[dwags66]

Hey everyone! First post of all time, appreciate the insight and feedback yet to come.
Basics: 2 batches of all-grain under my belt (stout & pale) and both have come out with relatively low OG & FG, yielding 3.5-4.5% ABV.
Before all of the comments about "flavor not alcohol", I'm more interested in techniques and control rather than getting a drunk on. 
My assumption is equipment + tech. can produce higher OG's and some fuller bodied beers rather than just upping the grain bill.  I can supply specifics if that's helpful, but most interested in general guidelines.
Cheers!

[Jimmy K]

What OG and FG are you getting and what were you expecting? If it's just a few points it's not much to worry about. If it's significant, maybe there is something to change.

Specifics are always helpful. We could spout generalities all day but it may not apply to you. What sort of sparging are you doing and what is your grain bill? I'd assume your grain is crushed by the homebrew shop?

[philm63]

Specifics would really help, but a couple of things come to mind readily; crush, and volumes. Do you crush your own grain, or does your LHBS crush it for you? How confident are you that your volumes are accurate/correct? Do you use a brewing calculator or a program such as BeerSmith?

[dwags66]

Stout recipe was full on LHBS, so grain, crush, and volumes supplied by them. When I'm home from work tonight I'll get into my binder and check numbers.

Pale was my first shot at a SMaSH, and went off of forum ideas to get:
11lbs 2-row pale (I think NorthWestern?) and crushed at LHBS.
Threw in 1lb 15L that I had for some color. 
WLP001.
Used a calculator for mash & sparge volumes. 
OG - 1.038, FG at bottling - 1.010.
I know that I struggled with mash tun temp, was in the 140's rather than 150's.
Topped off .5 gal after boil.
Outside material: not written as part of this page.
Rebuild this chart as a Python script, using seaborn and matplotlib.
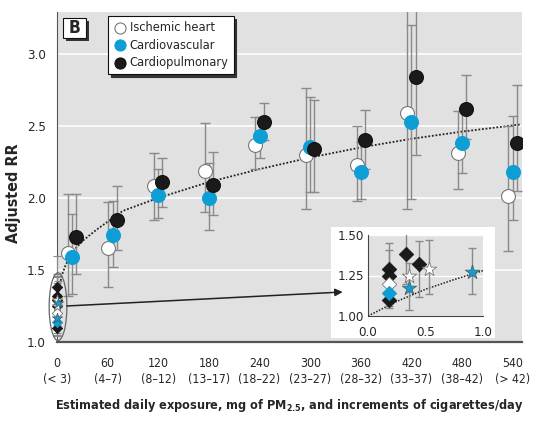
import matplotlib
matplotlib.use("Agg")
import matplotlib.pyplot as plt
import matplotlib.font_manager as fm
from matplotlib.patches import Ellipse, Rectangle
import seaborn as sns

dose = [18, 66, 120, 180, 240, 300, 360, 420, 480, 540]
tick_pos = [0, 60, 120, 180, 240, 300, 360, 420, 480, 540]
tick_labels = ["0\n(< 3)", "60\n(4–7)", "120\n(8–12)", "180\n(13–17)", "240\n(18–22)",
               "300\n(23–27)", "360\n(28–32)", "420\n(33–37)", "480\n(38–42)", "540\n(> 42)"]

ischemic = [1.62, 1.65, 2.08, 2.19, 2.37, 2.30, 2.23, 2.59, 2.31, 2.01]
ischemic_lo = [1.32, 1.38, 1.85, 1.90, 2.20, 1.92, 1.98, 1.92, 2.06, 1.63]
ischemic_hi = [2.03, 1.97, 2.31, 2.52, 2.56, 2.76, 2.50, 3.50, 2.60, 2.50]

cardiovascular = [1.59, 1.74, 2.02, 2.00, 2.43, 2.35, 2.18, 2.53, 2.38, 2.18]
cardiovascular_lo = [1.33, 1.52, 1.86, 1.78, 2.28, 2.04, 1.99, 1.99, 2.17, 1.85]
cardiovascular_hi = [1.89, 1.98, 2.20, 2.24, 2.56, 2.70, 2.39, 3.20, 2.60, 2.57]

cardiopulmonary = [1.73, 1.85, 2.11, 2.09, 2.53, 2.34, 2.40, 2.84, 2.62, 2.38]
cardiopulmonary_lo = [1.47, 1.64, 1.94, 1.88, 2.40, 2.04, 2.20, 2.30, 2.41, 2.05]
cardiopulmonary_hi = [2.03, 2.08, 2.28, 2.32, 2.66, 2.68, 2.61, 3.60, 2.85, 2.78]

curve_x = [0, 1, 3, 5.5, 10, 17.5, 30, 47, 78, 120, 180, 240, 300, 360, 420, 480, 550]
curve_y = [1.0, 1.28, 1.38, 1.46, 1.53, 1.62, 1.70, 1.78, 1.91, 2.00, 2.11, 2.20, 2.28, 2.35, 2.41, 2.46, 2.51]

diamond_black_x = [0.18, 0.18, 0.18, 0.33, 0.44]
diamond_black_y = [1.29, 1.25, 1.10, 1.38, 1.32]
diamond_black_lo = [1.06, 1.05, 1.10, 1.20, 1.12]
diamond_black_hi = [1.45, 1.41, 1.10, 1.60, 1.46]
diamond_white_x = [0.18]
diamond_white_y = [1.20]
diamond_blue_x = [0.18]
diamond_blue_y = [1.14]
star_white_x = [0.36, 0.53]
star_white_y = [1.25, 1.29]
star_white_lo = [1.25, 1.135]
star_white_hi = [1.25, 1.47]
star_blue_x = [0.36, 0.90]
star_blue_y = [1.17, 1.27]
star_blue_lo = [1.04, 1.135]
star_blue_hi = [1.33, 1.42]

inset_curve_x = [0, 0.25, 0.5, 0.75, 1.0]
inset_curve_y = [1.0, 1.09, 1.165, 1.225, 1.28]

BLUE = "#0d9ed6"
BG = "#e1e1e1"
ERR = "#8a8a8a"

sns.set_style("white")

# pick a narrow face if there is one
names = {f.name for f in fm.fontManager.ttflist}
cond = [f for f in fm.fontManager.ttflist if f.stretch in ("condensed", "semi-condensed") or
        "Condensed" in f.fname or "Narrow" in f.fname]
stretch = "normal"
if "Liberation Sans Narrow" in names:
    fam, k = "Liberation Sans Narrow", 1.05
elif any(f.name == "DejaVu Sans" for f in cond):
    fam, k, stretch = "DejaVu Sans", 1.0, "condensed"
elif cond:
    fam, k = cond[0].name, 1.0
else:
    fam, k = "Liberation Sans", 0.95
plt.rcParams["font.family"] = [fam, "DejaVu Sans"]
plt.rcParams["font.stretch"] = stretch

W, H = 552, 423
fig = plt.figure(figsize=(W / 100, H / 100), dpi=100)


def fx(px):
    return px / W


def fy(py):
    return 1 - py / H


ax = fig.add_axes([fx(57), fy(342), fx(522) - fx(57), fy(12) - fy(342)])
ax.set_facecolor(BG)
ax.set_xlim(0, 551)
ax.set_ylim(1.0, 3.29)
ax.set_yticks([1.0, 1.5, 2.0, 2.5, 3.0])
ax.set_yticklabels(["1.0", "1.5", "2.0", "2.5", "3.0"], fontsize=9.5 * k)
ax.set_xticks(tick_pos)
ax.set_xticklabels(tick_labels, fontsize=8.8 * k, linespacing=1.25)
ax.yaxis.grid(True, color="white", lw=1.2)
ax.set_axisbelow(True)
for s in ["top", "right"]:
    ax.spines[s].set_visible(False)
ax.spines["left"].set_color("#555555")
ax.spines["bottom"].set_color("#555555")
ax.spines["bottom"].set_linewidth(1.6)
ax.tick_params(axis="x", direction="out", length=5, color="#555555", pad=6)
ax.tick_params(axis="y", length=0, pad=8)

sns.lineplot(x=curve_x, y=curve_y, ax=ax, color="#222222", lw=1.3, linestyle=(0, (1, 1)), zorder=2)

series = [
    ("Ischemic heart", ischemic, ischemic_lo, ischemic_hi, -5, "white", "#777777"),
    ("Cardiovascular", cardiovascular, cardiovascular_lo, cardiovascular_hi, 0, BLUE, BLUE),
    ("Cardiopulmonary", cardiopulmonary, cardiopulmonary_lo, cardiopulmonary_hi, 5, "#1a1a1a", "#111111"),
]
for name, vals, lo, hi, off, fc, ec in series:
    xs = [d + off for d in dose]
    ax.errorbar(xs, vals, yerr=[[v - l for v, l in zip(vals, lo)], [h - v for v, h in zip(vals, hi)]],
                fmt="none", ecolor=ERR, elinewidth=1, capsize=3.5, capthick=1, zorder=3)
for name, vals, lo, hi, off, fc, ec in series:
    xs = [d + off for d in dose]
    sns.scatterplot(x=xs, y=vals, ax=ax, s=100, color=fc, edgecolor=ec, linewidth=0.8,
                    zorder=4, label=name)


def small_points(a, sz_d, sz_s, clip):
    kw = dict(ax=a, zorder=5, clip_on=clip, legend=False)
    sns.scatterplot(x=diamond_black_x, y=diamond_black_y, marker="D", s=sz_d,
                    color="#1a1a1a", edgecolor="#111111", linewidth=0.5, **kw)
    sns.scatterplot(x=diamond_white_x, y=diamond_white_y, marker="D", s=sz_d,
                    color="white", edgecolor="#777777", linewidth=0.6, **kw)
    sns.scatterplot(x=diamond_blue_x, y=diamond_blue_y, marker="D", s=sz_d,
                    color=BLUE, edgecolor=BLUE, linewidth=0.5, **kw)
    sns.scatterplot(x=star_white_x, y=star_white_y, marker="*", s=sz_s,
                    color="white", edgecolor="#777777", linewidth=0.6, **kw)
    sns.scatterplot(x=star_blue_x, y=star_blue_y, marker="*", s=sz_s,
                    color=BLUE, edgecolor="#555555", linewidth=0.5, **kw)


low_sets = [(diamond_black_x, diamond_black_y, diamond_black_lo, diamond_black_hi),
            (star_white_x, star_white_y, star_white_lo, star_white_hi),
            (star_blue_x, star_blue_y, star_blue_lo, star_blue_hi)]
for xs, ys, lo, hi in low_sets:
    ax.errorbar(xs, ys, yerr=[[y - l for y, l in zip(ys, lo)], [h - y for y, h in zip(ys, hi)]],
                fmt="none", ecolor=ERR, elinewidth=0.8, capsize=3, capthick=0.8, zorder=3, clip_on=False)
small_points(ax, 28, 60, False)

ax.add_patch(Ellipse((1.2, 1.245), 21, 0.47, fill=False, edgecolor="#666666", lw=0.9,
                     clip_on=False, zorder=6))

# white panel behind the inset
ax.add_patch(Rectangle((fx(331), fy(338)), fx(495) - fx(331), fy(227) - fy(338),
                       transform=fig.transFigure, facecolor="white", edgecolor="none",
                       clip_on=False, zorder=7))
ax.annotate("", xy=(338.5, 1.347), xytext=(11.8, 1.25),
            arrowprops=dict(arrowstyle="-|>", color="#222222", lw=1.1, mutation_scale=11,
                            shrinkA=0, shrinkB=0),
            annotation_clip=False, zorder=8)

ax.set_ylabel("Adjusted RR", fontsize=11.5 * k, fontweight="bold")
ax.yaxis.set_label_coords(-0.078, 0.45)
ax.set_xlabel("Estimated daily exposure, mg of PM$_{\\mathbf{2.5}}$, and increments of cigarettes/day",
              fontsize=9.1 * k, fontweight="bold")
ax.xaxis.set_label_coords(0.5, -0.168)

leg = ax.legend(loc="upper left", bbox_to_anchor=(fx(108), fy(16)), bbox_transform=fig.transFigure,
                borderaxespad=0, frameon=True, fancybox=False, fontsize=9.2 * k, handletextpad=0.3,
                borderpad=0.4, labelspacing=0.35, handlelength=1.0, markerscale=0.8,
                shadow={"color": "#333333", "alpha": 1.0, "ox": 2, "oy": -2})
leg.get_frame().set_edgecolor("#111111")
leg.get_frame().set_linewidth(0.8)
leg.set_zorder(10)

# "B" panel tag
fig.add_artist(Rectangle((fx(66), fy(41)), fx(23), fy(0) - fy(20), transform=fig.transFigure,
                         facecolor="#333333", edgecolor="none"))
fig.add_artist(Rectangle((fx(63), fy(38)), fx(23), fy(0) - fy(20), transform=fig.transFigure,
                         facecolor="white", edgecolor="#111111", lw=0.8))
fig.text(fx(74.5), fy(28), "B", ha="center", va="center", fontsize=12.5 * k, fontweight="bold")

# inset
axi = fig.add_axes([fx(368), fy(316), fx(483) - fx(368), fy(235) - fy(316)])
axi.set_zorder(3)
axi.set_facecolor(BG)
axi.set_xlim(0, 1.0)
axi.set_ylim(1.0, 1.5)
axi.set_xticks([0, 0.5, 1.0])
axi.set_xticklabels(["0.0", "0.5", "1.0"], fontsize=9.5 * k)
axi.set_yticks([1.0, 1.25, 1.5])
axi.set_yticklabels(["1.00", "1.25", "1.50"], fontsize=9.5 * k)
axi.yaxis.grid(True, color="white", lw=1)
axi.set_axisbelow(True)
for s in ["top", "right"]:
    axi.spines[s].set_visible(False)
axi.spines["left"].set_color("#444444")
axi.spines["bottom"].set_color("#444444")
axi.tick_params(axis="x", direction="out", length=4, color="#444444", pad=3)
axi.tick_params(axis="y", length=0, pad=3)
sns.lineplot(x=inset_curve_x, y=inset_curve_y, ax=axi, color="#222222", lw=1.1,
             linestyle=(0, (1, 1)), zorder=2)
for xs, ys, lo, hi in low_sets:
    axi.errorbar(xs, ys, yerr=[[y - l for y, l in zip(ys, lo)], [h - y for y, h in zip(ys, hi)]],
                 fmt="none", ecolor=ERR, elinewidth=1, capsize=3, capthick=1, zorder=3)
small_points(axi, 55, 120, True)
axi.set_xlabel("")
axi.set_ylabel("")

fig.savefig("out.png", dpi=100)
Maybe partial explanation?
Bottling flavor = excellent, just thin.
Thx

[santoch]

1.038 out of a 12 lb grain bill for 5 gallons is pretty low.  at 70% efficiency you should be seeing roughly 1.060. 

What was your exact final volume?  If you ended with 7 gallons instead of five,
1.060 *  5/7 ~= 1.042, which is in the ballpark if you are sending 6 to your fermenter and you still pull out a gallon of hops and trub.
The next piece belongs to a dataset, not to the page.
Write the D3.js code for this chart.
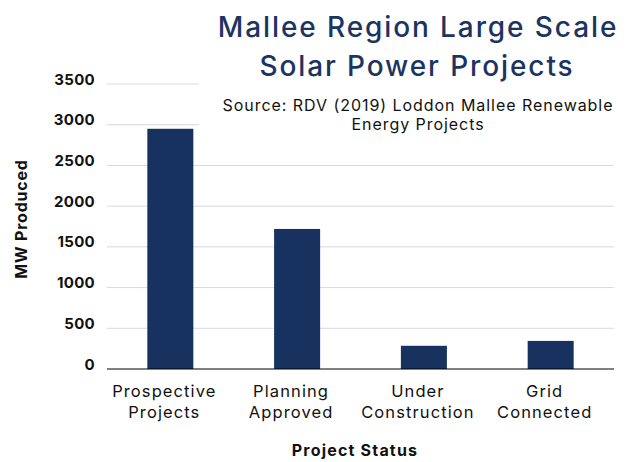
<!DOCTYPE html>
<html>
<head>
<meta charset="utf-8">
<script src="https://cdn.jsdelivr.net/npm/d3@7"></script>
<style>
  body { margin: 0; background: #fff; }
  text { font-family: "Inter", sans-serif; }
</style>
</head>
<body>
<div id="chart"></div>
<script>
// chart data
var categories = ["Prospective\nProjects", "Planning\nApproved", "Under\nConstruction", "Grid\nConnected"];
var values = [2950, 1720, 285, 345];
var yTicks = [0, 500, 1000, 1500, 2000, 2500, 3000, 3500];

var width = 633,
    height = 462;
var margin = {top: 84, right: 19, bottom: 93, left: 107};
var innerW = width - margin.left - margin.right,
    innerH = height - margin.top - margin.bottom;

var navy = "#17325e";

var svg = d3.select("#chart")
    .append("svg")
    .attr("width", width)
    .attr("height", height);

var g = svg.append("g")
    .attr("transform", "translate(" + margin.left + "," + margin.top + ")");

var x = d3.scaleBand()
    .domain(categories)
    .range([0, innerW])
    .paddingInner(0.637)
    .paddingOuter(0.318);

var y = d3.scaleLinear()
    .domain([0, 3500])
    .range([innerH, 0]);

// gridlines (the top two stop short where the title sits)
g.append("g")
    .selectAll("line")
    .data(yTicks.filter(function(d){ return d > 0; }))
    .enter()
    .append("line")
    .attr("x1", 0)
    .attr("x2", function(d){ return d >= 3000 ? 92 : innerW; })
    .attr("y1", function(d){ return y(d); })
    .attr("y2", function(d){ return y(d); })
    .attr("stroke", "#d9d9d9")
    .attr("stroke-width", 1);

// bars
g.selectAll("rect")
    .data(values)
    .enter()
    .append("rect")
    .attr("x", function(d, i){ return x(categories[i]); })
    .attr("width", x.bandwidth())
    .attr("y", function(d){ return y(d); })
    .attr("height", function(d){ return innerH - y(d); })
    .attr("fill", navy);

// baseline
g.append("line")
    .attr("x1", 0)
    .attr("x2", innerW)
    .attr("y1", innerH)
    .attr("y2", innerH)
    .attr("stroke", "#000")
    .attr("stroke-width", 1);

// y axis labels, baseline sits on the gridline
var yAxis = d3.axisLeft(y)
    .tickValues(yTicks)
    .tickSize(0)
    .tickPadding(12)
    .tickFormat(d3.format("d"));
var yg = g.append("g").call(yAxis);
yg.select(".domain").remove();
yg.selectAll("text")
    .attr("dy", "0")
    .style("font-size", "15px")
    .style("font-weight", "bold")
    .style("letter-spacing", "0.3px")
    .attr("fill", "#111");

// x axis labels (two lines each), nudged a little left like the original
var xg = g.append("g")
    .attr("transform", "translate(-6," + innerH + ")");
xg.selectAll("text")
    .data(categories)
    .enter()
    .append("text")
    .attr("text-anchor", "middle")
    .attr("y", 28)
    .style("font-size", "16.5px")
    .style("letter-spacing", "1.1px")
    .attr("fill", "#111")
    .each(function(d){
        var lines = d.split("\n");
        var t = d3.select(this);
        lines.forEach(function(l, i){
            t.append("tspan")
                .attr("x", x(d) + x.bandwidth() / 2)
                .attr("dy", i === 0 ? 0 : 21)
                .text(l);
        });
    });

// axis titles
svg.append("text")
    .attr("x", 355)
    .attr("y", 456)
    .attr("text-anchor", "middle")
    .style("font-size", "16px")
    .style("font-weight", "bold")
    .style("letter-spacing", "1.2px")
    .attr("fill", "#111")
    .text("Project Status");

svg.append("text")
    .attr("transform", "translate(27," + 219 + ") rotate(-90)")
    .attr("text-anchor", "middle")
    .style("font-size", "16px")
    .style("font-weight", "bold")
    .style("letter-spacing", "0.8px")
    .attr("fill", "#111")
    .text("MW Produced");

// title + source
var title = svg.append("text")
    .attr("text-anchor", "middle")
    .style("font-size", "28px")
    .style("font-weight", "500")
    .style("letter-spacing", "1.9px")
    .attr("fill", "#1b3461");
title.append("tspan").attr("x", 418).attr("y", 37).text("Mallee Region Large Scale");
title.append("tspan").attr("x", 417).attr("y", 76).text("Solar Power Projects");

var source = svg.append("text")
    .attr("text-anchor", "middle")
    .style("font-size", "16px")
    .style("letter-spacing", "0.95px")
    .attr("fill", "#111");
source.append("tspan").attr("x", 418).attr("y", 111).text("Source: RDV (2019) Loddon Mallee Renewable");
source.append("tspan").attr("x", 418).attr("y", 130).text("Energy Projects");
</script>
</body>
</html>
1) More specifics - Batch sparge?  If so, how many rinses?
2) Fly sparge? how fast?
3) Other technique like BIAB?  Did you sparge at all?

[GBRewed]

Exact final volume would be pretty helpful.  Also what kind of mash tun are you using?  Is it insulated or is there a chance the temperature changed drastically during the mash?  How long was your mash?

[dwags66]

Exact final volume would be pretty helpful.  Also what kind of mash tun are you using?  Is it insulated or is there a chance the temperature changed drastically during the mash?  How long was your mash?

Doing the cooler thing, and though I did a hot water rinse before mashing, I'm sure it wasn't fully effective because I boiled to the low 160's, and easily lost 15degs...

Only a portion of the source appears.